Economic benefits of pneumo shot in childrenBy Charles E. Buban
Philippine Daily Inquirer
Pneumonia is the most common cause of childhood mortality. In countries where the rate of child death is highest, the disease, characterized primarily by the inflammation or buildup of fluid inside the microscopic sacs in the lungs that absorb oxygen (alveoli), has been described by the United Nations Children’s Fund and the World Health Organization as the major “forgotten killer of children.”
This is because little attention is paid to pneumonia despite the fact that the disease kills over 2 million children—more death than AIDS, malaria and measles combined.
“Immunizing children against pneumonia will provide the greatest benefit to public health. Vaccines are cost-effective, offer lifelong protection and are fundamental to development. And yet, despite all these, immunization coverage is far from universal and faces significant obstacles in both developing and developed countries,” informed Dr. Edith Maes, a senior research fellow and former associate professor at Maastricht School of Management in The Netherlands.
Based on a number of studies done in middle-income countries alone, Maes informed that the use of pneumococcal vaccines will avert over 11 million cases of pneumococcal disease and over 300,000 premature deaths in the next 10 years.

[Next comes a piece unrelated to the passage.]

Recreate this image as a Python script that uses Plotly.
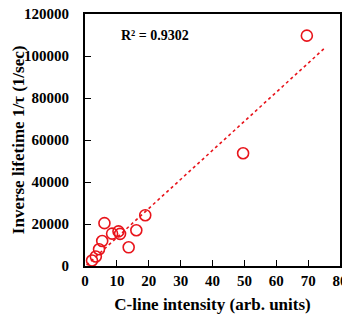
import plotly.graph_objects as go

# Datos
c_line = [2.2, 3.4, 4.4, 5.4, 6.1, 8.5, 10.5, 11.0, 13.7, 16.1, 18.9, 49.6, 69.6]
inv_lifetime = [2600, 4500, 8000, 11900, 20400, 15400, 16500, 15300, 8900, 17000, 24200, 53700, 109700]

# Línea de tendencia (extremos)
trend_x = [0.5, 75]
trend_y = [400, 103500]

x_ticks = [0, 10, 20, 30, 40, 50, 60, 70, 80]
y_ticks = [0, 20000, 40000, 60000, 80000, 100000, 120000]

FONT = "Liberation Serif, Times New Roman, serif"
RED = "#e8141b"
PAD = "\u00a0" * 3   # separa las etiquetas del eje Y

fig = go.Figure()

fig.add_trace(go.Scatter(
    x=trend_x, y=trend_y, mode="lines",
    line=dict(color=RED, width=1.6, dash="dot"),
    hoverinfo="skip",
))

fig.add_trace(go.Scatter(
    x=c_line, y=inv_lifetime, mode="markers",
    marker=dict(symbol="circle-open", size=11, color=RED, line=dict(width=1.6)),
))

fig.add_annotation(
    x=22, y=110000, xref="x", yref="y", text="<b>R² = 0.9302</b>",
    showarrow=False, font=dict(family=FONT, size=14, color="black"),
)

# título del eje Y como anotación para fijar su posición
fig.add_annotation(
    x=-0.262, y=0.5, xref="paper", yref="paper", textangle=-90,
    xanchor="center", yanchor="middle", showarrow=False,
    text="<b>Inverse lifetime 1/τ (1/sec)</b>",
    font=dict(family=FONT, size=17, color="black"),
)

axis_common = dict(
    showgrid=False, zeroline=False, automargin=False,
    showline=True, linecolor="black", linewidth=1.5, mirror=True,
    ticks="inside", ticklen=6, tickwidth=1.3, tickcolor="black",
    ticklabeloverflow="allow",
    tickfont=dict(family=FONT, size=15, color="black"),
)

# la página tiene 8 px de margen en el body: se compensa en tamaño y márgenes
fig.update_layout(
    width=342, height=313,
    margin=dict(l=77, r=10, t=6, b=55),
    paper_bgcolor="white", plot_bgcolor="white",
    showlegend=False,
    xaxis=dict(
        **axis_common, range=[0, 80],
        tickvals=x_ticks, ticktext=[f"<b>{v}</b>" for v in x_ticks],
        title=dict(text="<b>C-line intensity (arb. units)</b>", standoff=10,
                   font=dict(family=FONT, size=17, color="black")),
    ),
    yaxis=dict(
        **axis_common, range=[0, 120000],
        tickvals=y_ticks, ticktext=[f"<b>{v}</b>{PAD}" for v in y_ticks],
    ),
)

fig.write_html("out.html")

“We should pay more attention to this disease. The benefits of vaccine programs—in particular, their economic effects via improved health—have been underestimated, thereby causing the rate of return to be underestimated,” she said.
Maes added that by reducing illness and long-term disability, vaccines also generate savings for health systems and families.
“Parents spend less time looking after their sick children. By helping children stay healthy and away from pneumonia, vaccines remove a major barrier to human development. They boost development through direct medical savings and indirect economic benefits such as cognitive development and educational attainment of children, labor productivity of their parents, more income and savings for the whole family,” sheexplained.
Maes believes that investing in health pays “double dividend” especially in low- and middle-income countries.
“It is widely recognized in the global health community that vaccination is one of the world’s most important and cost-effective public health measures, with positive socioeconomic effects on society. Thus, health is not only a direct source of human welfare but also an instrument for raising income levels,” she said.
To prove her point she referred to the so-called disability-adjusted life years or DALYs as an effective way to determine the cost effectiveness of getting immunized against a major killer disease.
“To measure the lost value of a healthy life year free of illness and disability, public health refers to DALYs, which combine the years of life lost due to premature death (mortality) and loss of full health due to illness and disability (morbidity),” she explained.
The Commission on Macroeconomics and Health of the WHO has classified interventions that gain a year of healthy life (i.e., a DALY averted) at a cost that is less than the gross domestic product per capita as very cost-effective. Those averting each DALY at a cost between one and three times the GDP per capita are cost-effective.
“Moreover, I would like to stress that based on so many previous studies, one of the important investments that a government could undertake is making sure the children are immunized against all major vaccine-preventable diseases including pneumonia. Yes, the government will have to invest today but consider the huge healthcare costs that the administration could avert now and in the future,” she explained.
She added that the development of new generation pneumococcal vaccines have been proven to be cost-effective in middle- and low-income countries stressing that those that protect against the largest number of serotypes is highly cost-effective.
One example is the 13-valent pneumococcal conjugate vaccine (Pfizer’s PCV13), which offers one of the broadest serotype coverages against invasive pneumococcal disease (it protects against 13 strains).
Considering that about 90 percent of pneumococcal disease victims in the Philippines are below 5 years old, the potential public health benefits of this vaccine in reducing the burden of pneumococcal disease could be significant. PCV-13 is indicated for the prevention of invasive disease, pneumonia, and otitis media (chronic middle ear infection) caused by Streptococcus pneumoniae (serotypes 1, 3, 4, 5, 6A, 6B, 7F, 9V, 14, 18C, 19A, 19F and 23F) in infants and children from 6 weeks to 5 years of age.
“With the emergence of drug-resistant strains, it is a definite call to action for countries in this region to make vaccination with the broadest coverage pneumococcal conjugate vaccine part of their routine immunization schedules,” urged Maes.